According to the economist Jagdish Bhagwati, “He was widely regarded as a potential recipient of the Nobel Prize, for the notable impact that had been made by his contributions to the theory of second best and the integration of variety into economic theory. He joins the list of extraordinary economists such as Joan Robinson, Roy Harrod and Mancur Olson whom death deprived of this singular honor.”
His first marriage was to Lorraine Cross. In 1963 he married Deborah Grunfeld, a lawyer and the widow of the economist Yehuda Grunfeld. Their marriage was a happy one, filled with the exchange of ideas as well as devotion to children and grandchildren. His children, Clifton Lancaster, a statistician, and Gilead Lancaster, a cardiologist, both live in Connecticut. He was a doting grandparent, and loved to be with his grandchildren Ian, Neal, Peter, Meredith and Chloe, who adored him and looked up to him. Deborah, his children and grandchildren survive him.
Kelvin and Deborah traveled together all over the world; he was especially interested in Indian art and civilization. They traveled often to Israel to see family members and a multitude of friends. He spent a Sabbatical year at the Hebrew University, and he thought of Israel as a virtual second home. Long-time residents of Morningside Heights, they also had a home in Connecticut where he loved to look out over Candlewood Lake and watch and photograph the changing seasons. He spent many happy hours with his grandchildren there. He brought his powers of concentration and love of the perfect detail to model-building: trains and later boats.
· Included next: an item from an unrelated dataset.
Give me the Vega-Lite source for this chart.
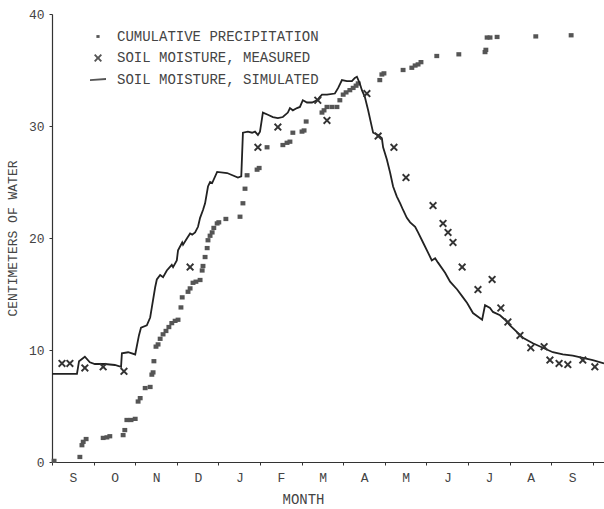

He was a loving and devoted husband, father, grandfather, teacher and friend, whose wit and good humor always cheered you, and whose insights and compassion always helped you. While admired by all for the power of his intellect, Kelvin Lancaster was loved by colleagues, friends and students for the gentleness and kindness of his character. As his friend Sidney Morgenbesser said on hearing of his passing “There is no virtue that Kelvin did not have”.